Task instructions
Extract only the first line of the listing and every line after it up to and including the one with "var legendTitle = 'Models';". Omit the pictures.

>> Start Dataset extract

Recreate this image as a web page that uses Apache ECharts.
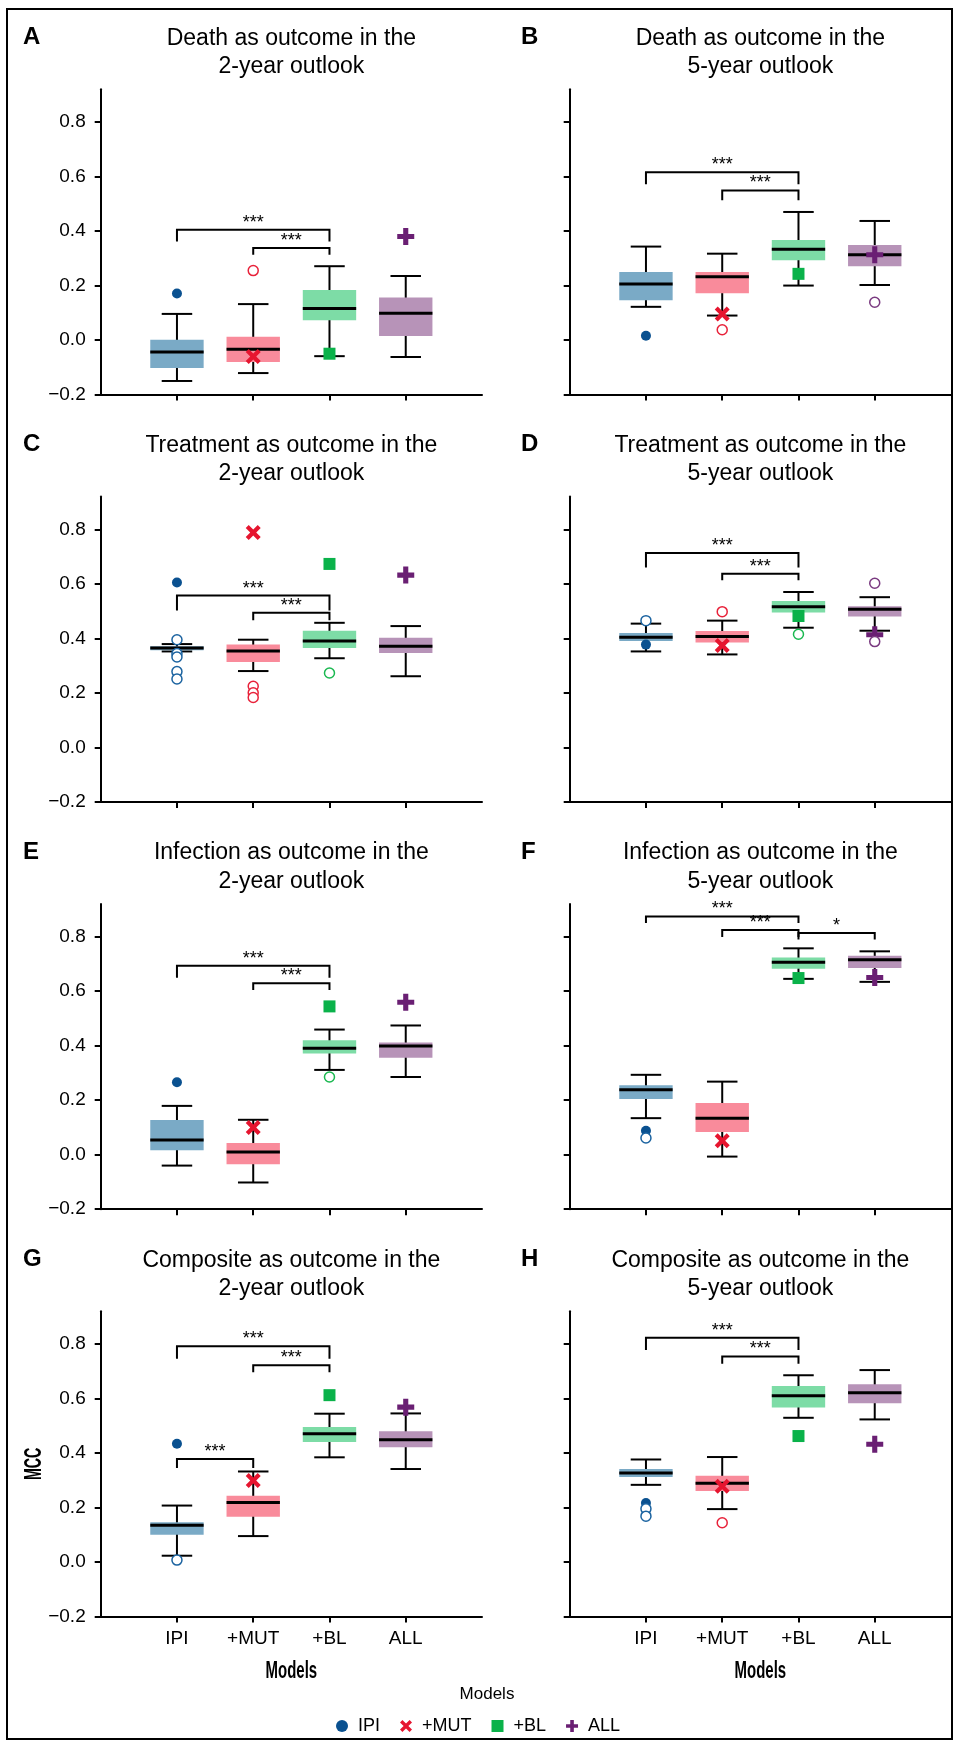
<!DOCTYPE html>
<html>
<head>
<meta charset="utf-8">
<script src="https://cdn.jsdelivr.net/npm/echarts@6/dist/echarts.min.js"></script>
<style>
  html, body { margin: 0; padding: 0; background: #fff; }
  #chart { width: 954px; height: 1741px; }
</style>
</head>
<body>
<div id="chart"></div>
<script>
// models on the x axis and y ticks
var models = ['IPI', '+MUT', '+BL', 'ALL'];
var yTicks = [-0.2, 0, 0.2, 0.4, 0.6, 0.8];

// panel letters and titles (line 1, line 2)
var letters = ['A', 'B', 'C', 'D', 'E', 'F', 'G', 'H'];
var titles = [
  ['Death as outcome in the', '2-year outlook'],
  ['Death as outcome in the', '5-year outlook'],
  ['Treatment as outcome in the', '2-year outlook'],
  ['Treatment as outcome in the', '5-year outlook'],
  ['Infection as outcome in the', '2-year outlook'],
  ['Infection as outcome in the', '5-year outlook'],
  ['Composite as outcome in the', '2-year outlook'],
  ['Composite as outcome in the', '5-year outlook']
];
var xAxisTitle = 'Models';
var yAxisTitle = 'MCC';
var legendTitle = 'Models';

// box stats per model: [low whisker, q1, median, q3, high whisker]
var boxA = [[-0.150, -0.102, -0.044, 0.001, 0.096], [-0.121, -0.080, -0.034, 0.012, 0.132], [-0.059, 0.073, 0.116, 0.184, 0.271], [-0.062, 0.015, 0.098, 0.156, 0.235]];
var boxB = [[0.122, 0.146, 0.206, 0.250, 0.343], [0.090, 0.172, 0.232, 0.250, 0.317], [0.200, 0.293, 0.333, 0.367, 0.470], [0.202, 0.271, 0.313, 0.349, 0.437]];
var boxC = [[0.352, 0.356, 0.365, 0.371, 0.379], [0.280, 0.313, 0.354, 0.377, 0.395], [0.327, 0.365, 0.390, 0.428, 0.457], [0.261, 0.346, 0.371, 0.402, 0.445]];
var boxD = [[0.352, 0.390, 0.404, 0.420, 0.454], [0.341, 0.385, 0.407, 0.427, 0.465], [0.439, 0.495, 0.516, 0.537, 0.570], [0.428, 0.480, 0.507, 0.518, 0.551]];
var boxE = [[-0.040, 0.016, 0.054, 0.127, 0.179], [-0.102, -0.035, 0.010, 0.043, 0.128], [0.311, 0.371, 0.390, 0.420, 0.459], [0.285, 0.356, 0.399, 0.412, 0.474]];
var boxF = [[0.134, 0.204, 0.238, 0.255, 0.293], [-0.007, 0.083, 0.134, 0.190, 0.268], [0.645, 0.682, 0.706, 0.723, 0.757], [0.634, 0.685, 0.715, 0.730, 0.746]];
var boxG = [[0.023, 0.100, 0.135, 0.146, 0.207], [0.095, 0.166, 0.218, 0.243, 0.332], [0.384, 0.440, 0.470, 0.495, 0.544], [0.341, 0.421, 0.448, 0.480, 0.545]];
var boxH = [[0.283, 0.312, 0.326, 0.341, 0.376], [0.194, 0.260, 0.289, 0.316, 0.385], [0.529, 0.567, 0.610, 0.646, 0.685], [0.523, 0.582, 0.621, 0.652, 0.704]];

// score of the single model fit (marker), one per model
var pointsA = [0.171, -0.060, -0.050, 0.380];
var pointsB = [0.016, 0.096, 0.243, 0.313];
var pointsC = [0.605, 0.788, 0.673, 0.632];
var pointsD = [0.377, 0.374, 0.482, 0.413];
var pointsE = [0.266, 0.100, 0.544, 0.559];
var pointsF = [0.088, 0.051, 0.648, 0.650];
var pointsG = [0.434, 0.299, 0.612, 0.568];
var pointsH = [0.216, 0.278, 0.462, 0.432];

// outliers: [model index, value]
var fliersA = [[1, 0.255]];
var fliersB = [[1, 0.038], [3, 0.139]];
var fliersC = [[0, 0.395], [0, 0.344], [0, 0.332], [0, 0.278], [0, 0.251], [1, 0.224], [1, 0.200], [1, 0.183], [2, 0.273]];
var fliersD = [[0, 0.465], [1, 0.498], [2, 0.415], [3, 0.602], [3, 0.388]];
var fliersE = [[2, 0.285]];
var fliersF = [[0, 0.061]];
var fliersG = [[0, 0.007]];
var fliersH = [[0, 0.195], [0, 0.168], [1, 0.144]];

// significance brackets: [from, to, bar level, leg end, label]
var bracketsA = [[0, 2, 0.405, 0.362, '***'], [1, 2, 0.338, 0.313, '***']];
var bracketsB = [[0, 2, 0.616, 0.572, '***'], [1, 2, 0.549, 0.513, '***']];
var bracketsC = [[0, 2, 0.557, 0.502, '***'], [1, 2, 0.494, 0.466, '***']];
var bracketsD = [[0, 2, 0.713, 0.660, '***'], [1, 2, 0.637, 0.613, '***']];
var bracketsE = [[0, 2, 0.693, 0.649, '***'], [1, 2, 0.629, 0.604, '***']];
var bracketsF = [[0, 2, 0.874, 0.850, '***'], [1, 2, 0.824, 0.799, '***'], [2, 3, 0.813, 0.789, '*']];
var bracketsG = [[0, 2, 0.791, 0.746, '***'], [1, 2, 0.722, 0.696, '***'], [0, 1, 0.378, 0.345, '***']];
var bracketsH = [[0, 2, 0.823, 0.778, '***'], [1, 2, 0.754, 0.727, '***']];

var boxes = [boxA, boxB, boxC, boxD, boxE, boxF, boxG, boxH];
var points = [pointsA, pointsB, pointsC, pointsD, pointsE, pointsF, pointsG, pointsH];
var fliers = [fliersA, fliersB, fliersC, fliersD, fliersE, fliersF, fliersG, fliersH];
var brackets = [bracketsA, bracketsB, bracketsC, bracketsD, bracketsE, bracketsF, bracketsG, bracketsH];

// styling
var FONT = '"Liberation Sans", Arial, Helvetica, sans-serif';
var boxFills = ['#7aaac6', '#f98b9b', '#7ddca6', '#b793b8'];
var markColors = ['#0a5190', '#e6152f', '#0ab24a', '#6a1f73'];
var flierColors = ['#1b63a0', '#e8223a', '#1ab850', '#7a3a80'];
var xPath = 'path://M2,0 L5,3 L8,0 L10,2 L7,5 L10,8 L8,10 L5,7 L2,10 L0,8 L3,5 L0,2 Z';
var plusPath = 'path://M3.5,0 L6.5,0 L6.5,3.5 L10,3.5 L10,6.5 L6.5,6.5 L6.5,10 L3.5,10 L3.5,6.5 L0,6.5 L0,3.5 L3.5,3.5 Z';
var squarePath = 'path://M0,0 L10,0 L10,10 L0,10 Z';
var markSymbols = ['circle', xPath, squarePath, plusPath];
var markSizes = [10, 15, 12, 17];

var colLeft = [100.7, 569.7];
var gridW = 381.3;
var rowTop = [89.3, 496.6, 903.9, 1311.2];
var gridH = 305.3;
var rowStep = 407.3;

var chart = echarts.init(document.getElementById('chart'), null, { renderer: 'canvas' });

function yFmt(v) {
  var s = Math.abs(v).toFixed(1);
  return v < -1e-9 ? '\u2212' + s : s;
}

function boxRender(params, api) {
  var x = api.value(0);
  var lo = api.coord([x, api.value(1)]);
  var q1 = api.coord([x, api.value(2)]);
  var med = api.coord([x, api.value(3)]);
  var q3 = api.coord([x, api.value(4)]);
  var hi = api.coord([x, api.value(5)]);
  var xl = api.coord([x - 0.35, 0])[0], xr = api.coord([x + 0.35, 0])[0];
  var cl = api.coord([x - 0.2, 0])[0], cr = api.coord([x + 0.2, 0])[0];
  var cx = lo[0];
  var ls = { stroke: '#000', lineWidth: 2 };
  return {
    type: 'group',
    children: [
      { type: 'line', shape: { x1: cx, y1: lo[1], x2: cx, y2: hi[1] }, style: ls },
      { type: 'line', shape: { x1: cl, y1: lo[1], x2: cr, y2: lo[1] }, style: ls },
      { type: 'line', shape: { x1: cl, y1: hi[1], x2: cr, y2: hi[1] }, style: ls },
      { type: 'rect', shape: { x: xl, y: q3[1], width: xr - xl, height: q1[1] - q3[1] }, style: { fill: boxFills[x] } },
      { type: 'line', shape: { x1: xl, y1: med[1], x2: xr, y2: med[1] }, style: { stroke: '#000', lineWidth: 3 } }
    ]
  };
}

function makeBracketRender(list) {
  return function (params, api) {
    var b = list[params.dataIndex];
    var p1 = api.coord([b[0], b[3]]);
    var p2 = api.coord([b[0], b[2]]);
    var p3 = api.coord([b[1], b[2]]);
    var p4 = api.coord([b[1], b[3]]);
    return {
      type: 'group',
      children: [
        { type: 'polyline', shape: { points: [p1, p2, p3, p4] }, style: { stroke: '#000', lineWidth: 2, fill: 'none' } },
        { type: 'text', style: { text: b[4], x: (p2[0] + p3[0]) / 2, y: p2[1] - 7, align: 'center', verticalAlign: 'middle', font: '18px ' + FONT, fill: '#000' } }
      ]
    };
  };
}

var grids = [], xAxes = [], yAxes = [], series = [], graphics = [];

for (var p = 0; p < 8; p++) {
  var col = p % 2, row = Math.floor(p / 2);
  var bottomRow = row === 3;
  grids.push({ left: colLeft[col], top: rowTop[row], width: gridW, height: gridH, containLabel: false, outerBoundsMode: 'none' });
  xAxes.push({
    gridIndex: p, type: 'value', min: -1, max: 4,
    axisLine: { onZero: false, lineStyle: { color: '#000', width: 2 } },
    axisTick: { show: true, length: 6, lineStyle: { color: '#000', width: 2 }, customValues: [0, 1, 2, 3] },
    axisLabel: {
      show: bottomRow, customValues: [0, 1, 2, 3], margin: 13,
      formatter: function (v) { return models[Math.round(v)]; },
      fontSize: 19, color: '#000', fontFamily: FONT
    },
    splitLine: { show: false }
  });
  yAxes.push({
    gridIndex: p, type: 'value', min: -0.2, max: 0.92,
    axisLine: { show: true, onZero: false, lineStyle: { color: '#000', width: 2 } },
    axisTick: { show: true, length: 6, lineStyle: { color: '#000', width: 2 }, customValues: yTicks },
    axisLabel: { show: col === 0, customValues: yTicks, formatter: yFmt, margin: 15, fontSize: 19, color: '#000', fontFamily: FONT },
    splitLine: { show: false }
  });

  series.push({
    type: 'custom', name: 'box' + p, xAxisIndex: p, yAxisIndex: p, z: 2, silent: true,
    renderItem: boxRender,
    encode: { x: 0, y: [1, 2, 3, 4, 5] },
    data: boxes[p].map(function (b, i) { return [i].concat(b); })
  });
  series.push({
    type: 'custom', name: 'sig' + p, xAxisIndex: p, yAxisIndex: p, z: 2, silent: true,
    renderItem: makeBracketRender(brackets[p]),
    encode: { x: [0, 1], y: [2, 3] },
    data: brackets[p].map(function (b) { return [b[0], b[1], b[2], b[3]]; })
  });
  for (var m = 0; m < 4; m++) {
    series.push({
      type: 'scatter', name: models[m], xAxisIndex: p, yAxisIndex: p, z: 3, silent: true,
      symbol: markSymbols[m], symbolSize: markSizes[m],
      itemStyle: { color: markColors[m], opacity: 1 },
      data: [[m, points[p][m]]]
    });
  }
  series.push({
    type: 'scatter', name: 'outliers' + p, xAxisIndex: p, yAxisIndex: p, z: 4, silent: true,
    symbol: 'circle', symbolSize: 10,
    data: fliers[p].map(function (f) {
      return { value: [f[0], f[1]], itemStyle: { color: '#fff', borderColor: flierColors[f[0]], borderWidth: 1.5, opacity: 1 } };
    })
  });

  var cxTitle = colLeft[col] + gridW / 2;
  var ty = 38.3 + row * rowStep;
  graphics.push({ type: 'text', style: { text: titles[p][0], x: cxTitle, y: ty, align: 'center', verticalAlign: 'middle', font: '23px ' + FONT, fill: '#000' } });
  graphics.push({ type: 'text', style: { text: titles[p][1], x: cxTitle, y: ty + 28.4, align: 'center', verticalAlign: 'middle', font: '23px ' + FONT, fill: '#000' } });
  graphics.push({ type: 'text', style: { text: letters[p], x: col === 0 ? 23 : 521, y: 37.5 + row * rowStep, align: 'left', verticalAlign: 'middle', font: 'bold 24px ' + FONT, fill: '#000' } });

  // condensed axis titles (the figure uses a narrow face)
  if (bottomRow) {
    graphics.push({ type: 'text', x: cxTitle, y: 1671.7, scaleX: 0.65, style: { text: xAxisTitle, align: 'center', verticalAlign: 'middle', font: 'bold 23px ' + FONT, fill: '#000' } });
  }
  if (p === 6) {
    graphics.push({ type: 'text', x: 35, y: rowTop[row] + gridH / 2, rotation: Math.PI / 2, scaleX: 0.62, style: { text: yAxisTitle, align: 'center', verticalAlign: 'middle', font: 'bold 23px ' + FONT, fill: '#000' } });
  }
}

graphics.push({ type: 'rect', shape: { x: 7, y: 9, width: 945, height: 1730 }, style: { fill: 'none', stroke: '#000', lineWidth: 2 } });
graphics.push({ type: 'text', style: { text: legendTitle, x: 487, y: 1694, align: 'center', verticalAlign: 'middle', font: '17px ' + FONT, fill: '#000' } });

chart.setOption({
  animation: false,
  backgroundColor: '#fff',
  grid: grids,
  xAxis: xAxes,
  yAxis: yAxes,
  legend: {
    data: models.map(function (n, i) { return { name: n, icon: markSymbols[i] }; }),
    left: 331, top: 1712, itemWidth: 22, itemHeight: 12, itemGap: 20,
    selectedMode: false,
    textStyle: { fontSize: 18, color: '#000', fontFamily: FONT }
  },
  graphic: graphics,
  series: series
});
</script>
</body>
</html>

>> End Dataset extract

Written answer
Recreate this image as a web page that uses Apache ECharts.
<!DOCTYPE html>
<html>
<head>
<meta charset="utf-8">
<script src="https://cdn.jsdelivr.net/npm/echarts@6/dist/echarts.min.js"></script>
<style>
  html, body { margin: 0; padding: 0; background: #fff; }
  #chart { width: 954px; height: 1741px; }
</style>
</head>
<body>
<div id="chart"></div>
<script>
// models on the x axis and y ticks
var models = ['IPI', '+MUT', '+BL', 'ALL'];
var yTicks = [-0.2, 0, 0.2, 0.4, 0.6, 0.8];

// panel letters and titles (line 1, line 2)
var letters = ['A', 'B', 'C', 'D', 'E', 'F', 'G', 'H'];
var titles = [
  ['Death as outcome in the', '2-year outlook'],
  ['Death as outcome in the', '5-year outlook'],
  ['Treatment as outcome in the', '2-year outlook'],
  ['Treatment as outcome in the', '5-year outlook'],
  ['Infection as outcome in the', '2-year outlook'],
  ['Infection as outcome in the', '5-year outlook'],
  ['Composite as outcome in the', '2-year outlook'],
  ['Composite as outcome in the', '5-year outlook']
];
var xAxisTitle = 'Models';
var yAxisTitle = 'MCC';
var legendTitle = 'Models';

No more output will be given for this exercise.